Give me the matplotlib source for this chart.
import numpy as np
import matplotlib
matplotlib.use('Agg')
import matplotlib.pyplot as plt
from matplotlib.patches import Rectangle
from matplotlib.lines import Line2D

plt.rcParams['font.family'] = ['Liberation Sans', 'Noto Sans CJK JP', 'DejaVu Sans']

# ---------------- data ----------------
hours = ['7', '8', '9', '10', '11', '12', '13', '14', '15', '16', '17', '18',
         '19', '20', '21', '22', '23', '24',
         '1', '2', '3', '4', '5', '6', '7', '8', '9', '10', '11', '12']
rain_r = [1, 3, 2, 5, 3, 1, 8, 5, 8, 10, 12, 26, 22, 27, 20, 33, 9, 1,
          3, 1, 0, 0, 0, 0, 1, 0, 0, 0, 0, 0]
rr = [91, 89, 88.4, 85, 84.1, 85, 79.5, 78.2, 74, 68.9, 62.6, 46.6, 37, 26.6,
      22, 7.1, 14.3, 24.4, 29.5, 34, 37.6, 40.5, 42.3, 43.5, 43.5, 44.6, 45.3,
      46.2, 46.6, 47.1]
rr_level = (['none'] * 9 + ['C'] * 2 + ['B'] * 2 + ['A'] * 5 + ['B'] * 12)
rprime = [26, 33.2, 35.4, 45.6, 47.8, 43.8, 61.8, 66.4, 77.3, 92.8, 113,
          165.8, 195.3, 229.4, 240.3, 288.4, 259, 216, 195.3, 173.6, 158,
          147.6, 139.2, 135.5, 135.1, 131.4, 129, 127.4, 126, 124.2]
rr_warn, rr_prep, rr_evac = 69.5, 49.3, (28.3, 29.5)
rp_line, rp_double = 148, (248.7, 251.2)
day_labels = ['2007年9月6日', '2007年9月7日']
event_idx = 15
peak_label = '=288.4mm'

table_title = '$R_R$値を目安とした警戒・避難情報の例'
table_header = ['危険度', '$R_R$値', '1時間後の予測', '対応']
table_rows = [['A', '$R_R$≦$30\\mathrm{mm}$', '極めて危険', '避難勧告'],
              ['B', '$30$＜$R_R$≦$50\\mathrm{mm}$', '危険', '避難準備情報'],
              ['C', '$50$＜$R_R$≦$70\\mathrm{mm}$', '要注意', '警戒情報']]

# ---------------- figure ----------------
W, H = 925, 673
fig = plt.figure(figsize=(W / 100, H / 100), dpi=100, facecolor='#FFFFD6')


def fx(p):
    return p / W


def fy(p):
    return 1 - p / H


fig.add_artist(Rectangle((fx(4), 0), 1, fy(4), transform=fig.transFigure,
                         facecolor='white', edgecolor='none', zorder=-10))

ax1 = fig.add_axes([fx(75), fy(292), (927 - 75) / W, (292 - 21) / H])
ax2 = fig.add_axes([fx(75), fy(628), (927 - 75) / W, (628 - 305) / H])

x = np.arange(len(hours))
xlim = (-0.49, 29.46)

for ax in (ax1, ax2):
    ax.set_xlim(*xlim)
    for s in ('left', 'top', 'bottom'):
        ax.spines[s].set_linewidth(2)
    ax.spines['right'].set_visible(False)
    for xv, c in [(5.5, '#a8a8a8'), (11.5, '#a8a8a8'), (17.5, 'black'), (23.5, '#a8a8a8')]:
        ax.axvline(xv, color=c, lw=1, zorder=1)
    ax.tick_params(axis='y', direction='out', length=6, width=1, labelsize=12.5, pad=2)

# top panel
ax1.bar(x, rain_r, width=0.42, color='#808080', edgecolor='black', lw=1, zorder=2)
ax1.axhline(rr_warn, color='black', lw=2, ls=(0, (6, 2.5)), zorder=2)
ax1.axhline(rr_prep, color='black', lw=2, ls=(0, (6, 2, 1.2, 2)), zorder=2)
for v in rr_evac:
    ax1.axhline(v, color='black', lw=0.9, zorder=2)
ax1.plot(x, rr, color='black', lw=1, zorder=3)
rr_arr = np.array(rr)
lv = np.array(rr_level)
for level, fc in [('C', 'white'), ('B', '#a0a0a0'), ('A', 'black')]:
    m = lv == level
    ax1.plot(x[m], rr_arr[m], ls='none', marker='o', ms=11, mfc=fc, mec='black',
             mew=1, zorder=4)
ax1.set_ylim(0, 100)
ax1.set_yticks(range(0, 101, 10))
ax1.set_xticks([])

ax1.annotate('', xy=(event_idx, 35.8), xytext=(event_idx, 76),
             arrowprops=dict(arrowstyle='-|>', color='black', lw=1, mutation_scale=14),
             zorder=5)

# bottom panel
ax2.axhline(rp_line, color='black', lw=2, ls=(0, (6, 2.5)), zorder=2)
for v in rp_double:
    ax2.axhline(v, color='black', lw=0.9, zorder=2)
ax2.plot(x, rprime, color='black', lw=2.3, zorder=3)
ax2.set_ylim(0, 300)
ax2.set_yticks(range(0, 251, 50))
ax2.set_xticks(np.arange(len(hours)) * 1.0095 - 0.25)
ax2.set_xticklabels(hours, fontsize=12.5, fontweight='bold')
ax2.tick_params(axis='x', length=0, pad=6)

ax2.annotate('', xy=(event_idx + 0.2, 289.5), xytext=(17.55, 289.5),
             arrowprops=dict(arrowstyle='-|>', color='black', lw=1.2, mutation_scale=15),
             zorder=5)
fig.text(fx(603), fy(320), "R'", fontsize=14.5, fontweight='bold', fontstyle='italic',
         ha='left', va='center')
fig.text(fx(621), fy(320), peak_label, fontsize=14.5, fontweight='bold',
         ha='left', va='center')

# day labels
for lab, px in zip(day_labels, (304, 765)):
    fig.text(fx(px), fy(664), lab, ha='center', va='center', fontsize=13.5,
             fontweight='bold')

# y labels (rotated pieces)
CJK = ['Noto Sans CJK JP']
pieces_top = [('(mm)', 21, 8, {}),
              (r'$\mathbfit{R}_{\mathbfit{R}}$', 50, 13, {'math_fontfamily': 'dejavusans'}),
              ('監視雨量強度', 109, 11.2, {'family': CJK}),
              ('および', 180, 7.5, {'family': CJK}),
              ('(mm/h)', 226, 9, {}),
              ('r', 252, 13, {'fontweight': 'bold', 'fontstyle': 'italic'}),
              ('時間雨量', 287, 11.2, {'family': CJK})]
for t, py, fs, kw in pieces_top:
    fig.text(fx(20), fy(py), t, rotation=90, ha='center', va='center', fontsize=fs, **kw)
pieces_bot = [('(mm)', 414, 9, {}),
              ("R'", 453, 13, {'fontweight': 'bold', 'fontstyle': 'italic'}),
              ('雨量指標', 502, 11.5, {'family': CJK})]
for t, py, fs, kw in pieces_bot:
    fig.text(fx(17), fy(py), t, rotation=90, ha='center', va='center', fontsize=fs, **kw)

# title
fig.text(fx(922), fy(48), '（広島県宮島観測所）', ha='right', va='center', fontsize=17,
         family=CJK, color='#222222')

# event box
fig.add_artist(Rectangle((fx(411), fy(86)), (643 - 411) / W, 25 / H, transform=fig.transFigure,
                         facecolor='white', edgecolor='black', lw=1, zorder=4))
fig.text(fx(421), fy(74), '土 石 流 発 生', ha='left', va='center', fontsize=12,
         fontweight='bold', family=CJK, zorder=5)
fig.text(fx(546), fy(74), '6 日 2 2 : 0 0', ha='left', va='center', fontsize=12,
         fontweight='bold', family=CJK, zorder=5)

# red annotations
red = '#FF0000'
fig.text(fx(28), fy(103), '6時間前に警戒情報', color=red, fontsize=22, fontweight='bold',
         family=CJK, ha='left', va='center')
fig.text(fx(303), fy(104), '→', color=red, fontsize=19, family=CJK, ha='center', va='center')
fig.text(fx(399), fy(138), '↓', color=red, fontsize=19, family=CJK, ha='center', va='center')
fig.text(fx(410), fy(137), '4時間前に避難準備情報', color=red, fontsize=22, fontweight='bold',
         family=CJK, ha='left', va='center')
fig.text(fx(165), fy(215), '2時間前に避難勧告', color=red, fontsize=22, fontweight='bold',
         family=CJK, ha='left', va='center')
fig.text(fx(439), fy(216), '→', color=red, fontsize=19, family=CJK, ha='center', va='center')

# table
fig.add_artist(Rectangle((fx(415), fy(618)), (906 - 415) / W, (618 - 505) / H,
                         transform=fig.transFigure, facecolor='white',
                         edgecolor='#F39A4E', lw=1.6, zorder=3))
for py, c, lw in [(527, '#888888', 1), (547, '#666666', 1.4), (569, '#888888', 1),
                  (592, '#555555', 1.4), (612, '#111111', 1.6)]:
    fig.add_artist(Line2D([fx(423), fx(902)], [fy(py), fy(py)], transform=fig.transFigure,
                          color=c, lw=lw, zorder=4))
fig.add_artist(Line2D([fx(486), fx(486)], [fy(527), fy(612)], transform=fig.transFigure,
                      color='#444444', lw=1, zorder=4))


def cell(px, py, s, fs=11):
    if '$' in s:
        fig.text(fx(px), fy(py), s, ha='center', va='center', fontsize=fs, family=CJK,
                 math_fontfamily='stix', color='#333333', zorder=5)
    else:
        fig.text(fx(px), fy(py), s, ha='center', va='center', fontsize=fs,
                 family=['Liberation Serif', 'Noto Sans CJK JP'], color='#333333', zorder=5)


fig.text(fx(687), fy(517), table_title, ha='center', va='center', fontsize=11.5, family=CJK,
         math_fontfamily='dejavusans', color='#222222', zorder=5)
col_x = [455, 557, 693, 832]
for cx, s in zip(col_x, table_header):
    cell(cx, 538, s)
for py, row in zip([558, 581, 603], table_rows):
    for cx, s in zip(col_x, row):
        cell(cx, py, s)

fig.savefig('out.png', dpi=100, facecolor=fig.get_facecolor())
----
> **Task directions**
Give again, word for word, the lines of the listing, starting at its first line and ending with the line containing "peak_label = '=288.4mm'".

> **Completed task**
Give me the matplotlib source for this chart.
import numpy as np
import matplotlib
matplotlib.use('Agg')
import matplotlib.pyplot as plt
from matplotlib.patches import Rectangle
from matplotlib.lines import Line2D

plt.rcParams['font.family'] = ['Liberation Sans', 'Noto Sans CJK JP', 'DejaVu Sans']

# ---------------- data ----------------
hours = ['7', '8', '9', '10', '11', '12', '13', '14', '15', '16', '17', '18',
         '19', '20', '21', '22', '23', '24',
         '1', '2', '3', '4', '5', '6', '7', '8', '9', '10', '11', '12']
rain_r = [1, 3, 2, 5, 3, 1, 8, 5, 8, 10, 12, 26, 22, 27, 20, 33, 9, 1,
          3, 1, 0, 0, 0, 0, 1, 0, 0, 0, 0, 0]
rr = [91, 89, 88.4, 85, 84.1, 85, 79.5, 78.2, 74, 68.9, 62.6, 46.6, 37, 26.6,
      22, 7.1, 14.3, 24.4, 29.5, 34, 37.6, 40.5, 42.3, 43.5, 43.5, 44.6, 45.3,
      46.2, 46.6, 47.1]
rr_level = (['none'] * 9 + ['C'] * 2 + ['B'] * 2 + ['A'] * 5 + ['B'] * 12)
rprime = [26, 33.2, 35.4, 45.6, 47.8, 43.8, 61.8, 66.4, 77.3, 92.8, 113,
          165.8, 195.3, 229.4, 240.3, 288.4, 259, 216, 195.3, 173.6, 158,
          147.6, 139.2, 135.5, 135.1, 131.4, 129, 127.4, 126, 124.2]
rr_warn, rr_prep, rr_evac = 69.5, 49.3, (28.3, 29.5)
rp_line, rp_double = 148, (248.7, 251.2)
day_labels = ['2007年9月6日', '2007年9月7日']
event_idx = 15
peak_label = '=288.4mm'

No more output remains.